Winter Solstice Handshake event with Rene Yung and Ashima Kaul.
Saturday, December 21st, 2–4 PM
SFArtsED gallery at 1275 Minnesota Street.

Marking the divide between the shortest day of the year and the return of light, artist Rene Yung will be in conversation with Ashima Kaul, peacebuilding expert, and founder/director of Yakjah Reconciliation and Development Network, a non-profit youth and women-led social innovation for peacebuilding. Their discussion will cover cross-cultural takes on the significance of the Winter Solstice in Chinese Taoism, Kashmiri culture, and beyond, addressing various forms of polarization occurring in our world today. The event will open and close with prompt-based handshake activities as part of Rene Yung’s installation “Between You and Me” which is featured in the Truthtellers exhibition currently on view in the gallery.

Yung’s installation “Between You and Me” is a growing library of handshakes. Guests are invited to shake hands across a dividing line, holding in the palms of their hands a malleable piece of clay which captures the imprint of their handshake. This imprint, unique to each handshake, is the three-dimensional shape of a moment shared between two people in the basic gesture of greeting and symbolic trust. 

To learn more about Yakjah Reconciliation

 

About the Artist:

Rene Yung is an internationally exhibiting artist, designer, writer and thinker, whose poetic and incisive works fluidly cross disciplines to address social and cultural issues in the globalized environment. She develops innovative forms of civic engagement that connect people, history, and place, to reveal overlooked patterns and articulate hidden narratives. Her work has been exhibited at international venues including TransCulture, part of the 46th Venice Biennale; Contemporary Art Museum, Houston, Texas; and Yerba Buena Center for the Arts, San Francisco.
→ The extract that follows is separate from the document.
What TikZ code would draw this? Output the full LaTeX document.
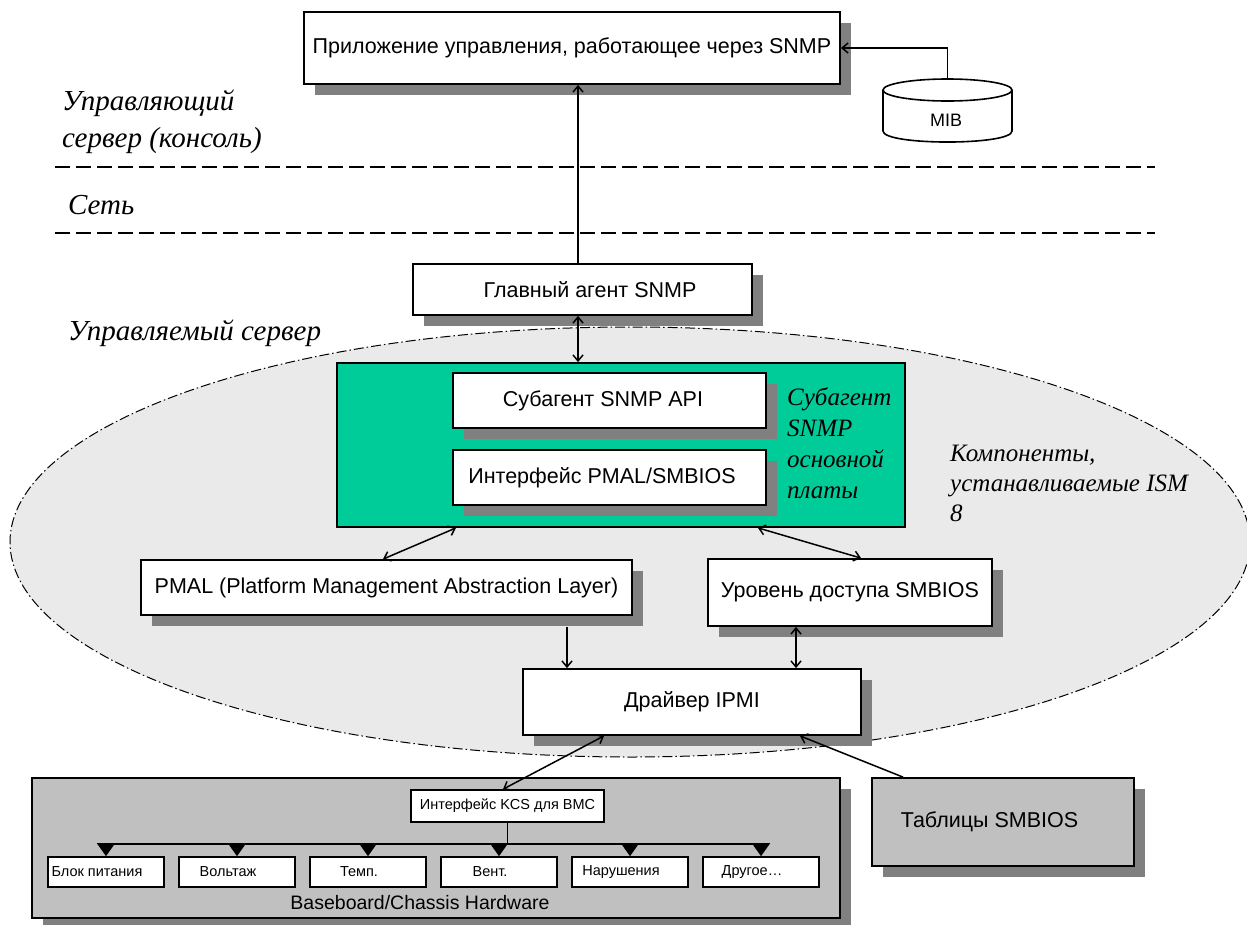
\documentclass[tikz,border=0pt]{standalone}
\usepackage{fontspec}
\setmainfont{Liberation Sans}
\newfontfamily\tnr{Liberation Serif}
\usetikzlibrary{arrows.meta,shadows,shapes.geometric}
\definecolor{teal0}{RGB}{0,204,153}
\definecolor{shgray}{RGB}{128,128,128}
\definecolor{ellfill}{RGB}{234,234,234}
\definecolor{hwgray}{RGB}{192,192,192}
\begin{document}
\begin{tikzpicture}[x=1pt,y=-1pt,
 box/.style={draw, line width=1.8pt, fill=white, inner sep=0pt, font=\fontsize{21.5}{25}\selectfont, general shadow={fill=shgray, shadow xshift=11pt, shadow yshift=-11pt}},
 sbox/.style={draw, line width=1.6pt, fill=white, inner sep=0pt, font=\fontsize{14.5}{17}\selectfont, minimum width=116pt, minimum height=30pt},
 arr/.style={line width=1.5pt, -{Straight Barb[length=6pt,width=10pt]}},
 darr/.style={line width=1.5pt, {Straight Barb[length=6pt,width=10pt]}-{Straight Barb[length=6pt,width=10pt]}},
 lbl/.style={font=\tnr\itshape\fontsize{25}{31}\selectfont, anchor=west, inner sep=0pt, align=left},
 biglbl/.style={lbl, font=\tnr\itshape\fontsize{29}{37}\selectfont},
 sep/.style={line width=1.6pt, dash pattern=on 15pt off 6pt},
 cyl/.style={draw, line width=1.6pt, fill=white},
 ]
\useasboundingbox (0,0) rectangle (1247,924);
% managed server ellipse
\draw[fill=ellfill, line width=1pt, dash pattern=on 10pt off 3pt on 1.5pt off 3pt] (630,542) ellipse [x radius=620pt, y radius=215pt];
% separators
\draw[sep] (55,167) -- (1155,167);
\draw[sep] (55,233) -- (1155,233);
% labels
\node[biglbl] (l1) at (62,121.5) {Управляющий\\сервер (консоль)};
\node[biglbl] (l2) at (68,205) {Сеть};
\node[biglbl] (l3) at (68,333) {Управляемый сервер};
\node[lbl, font=\tnr\itshape\fontsize{25}{30}\selectfont] (l4) at (950,483) {Компоненты,\\устанавливаемые ISM\\8};
% boxes
\node[box, minimum width=536pt, minimum height=72pt] (app) at (572,48) {Приложение управления, работающее через SNMP};
% MIB cylinder
\path[cyl] (883,90) -- (883,131) .. controls (883,145.7) and (1012,145.7) .. (1012,131) -- (1012,90);
\draw[cyl] (947.5,90) ellipse [x radius=64.5pt, y radius=11pt];
\coordinate (mibtop) at (947.5,79);
\node[font=\fontsize{18}{20}\selectfont, inner sep=0pt] (mibl) at (946,120) {MIB};
\node[box, minimum width=339pt, minimum height=51pt] (glav) at (582.5,289.5) {\hspace*{15pt}Главный агент SNMP};
\node[draw, line width=1.8pt, fill=teal0, minimum width=568pt, minimum height=164pt, inner sep=0pt] (teal) at (621,445) {};
\node[box, minimum width=313pt, minimum height=55pt] (sub) at (609.5,400.5) {Субагент SNMP API\hspace*{13pt}};
\node[box, minimum width=313pt, minimum height=55pt] (intf) at (609.5,477.5) {Интерфейс PMAL/SMBIOS\hspace*{15pt}};
\node[lbl] (subl) at (787,443.5) {Субагент\\SNMP\\основной\\платы};
\node[box, minimum width=491pt, minimum height=55pt] (pmal) at (386.5,587.5) {PMAL (Platform Management Abstraction Layer)};
\node[box, minimum width=284pt, minimum height=67pt] (smb) at (850,592.5) {Уровень доступа SMBIOS};
\node[box, minimum width=338pt, minimum height=66pt] (drv) at (692,702) {Драйвер IPMI};
\node[box, fill=hwgray, minimum width=262pt, minimum height=88pt] (tab) at (1003,822) {Таблицы SMBIOS\hspace*{27pt}};
\node[box, fill=hwgray, minimum width=808pt, minimum height=140pt] (hw) at (436,848) {};
\node[font=\fontsize{19.5}{22}\selectfont, inner sep=0pt] (hwl) at (420,903) {Baseboard/Chassis Hardware};
\node[sbox, minimum width=193pt, minimum height=32pt] (kcs) at (507.5,806) {Интерфейс KCS для BMC};
\foreach \t [count=\i from 0] in {{Блок питания},{Вольтаж},{Темп.},{Вент.},{Нарушения},{Другое\ldots}}
  \node[sbox] (b\i) at ({106+131*\i},872) {\t\hspace*{18pt}};
% bus
\coordinate (busy) at (0,844);
\draw[line width=1.5pt] (kcs.south) -- (kcs.south |- busy);
\draw[line width=1.5pt] (b0.north |- busy) -- (b5.north |- busy);
\foreach \i in {0,1,2,3,4,5}
  \draw[line width=1.5pt, -{Triangle[length=13pt,width=18pt]}] (b\i.north |- busy) -- (b\i.north);
% connectors
\coordinate (xa) at (578,0);
\draw[arr] (glav.north -| xa) -- (app.south -| xa);
\draw[darr] (glav.south -| xa) -- (teal.north -| xa);
\coordinate (c1) at (456,0); \coordinate (c2) at (383,0);
\draw[darr] (teal.south -| c1) -- (pmal.north -| c2);
\coordinate (c3) at (758,0); \coordinate (c4) at (861,0);
\draw[darr] (teal.south -| c3) -- (smb.north -| c4);
\coordinate (c5) at (567,0);
\draw[arr] (pmal.south -| c5) ++(0,11) -- (drv.north -| c5);
\coordinate (c6) at (796,0);
\draw[darr] (smb.south -| c6) -- (drv.north -| c6);
\coordinate (c7) at (800,0); \coordinate (c8) at (903,0);
\draw[arr] (tab.north -| c8) -- (drv.south -| c7);
\coordinate (c9) at (604,0); \coordinate (c10) at (503,0);
\draw[darr] (drv.south -| c9) -- (kcs.north -| c10);
\draw[arr] (mibtop) |- (app.east);
\end{tikzpicture}
\end{document}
She has created extensive public projects for national institutions including the Wing Luke Asian Museum, Seattle, the City of Oakland Cultural Arts and Marketing Division, and the Goldman Institute on Aging, San Francisco. Yung is the recipient of many grant awards, including from the San Francisco Foundation, the Creative Work Fund, the California Council on the Humanities, and the Center for Cultural Innovation.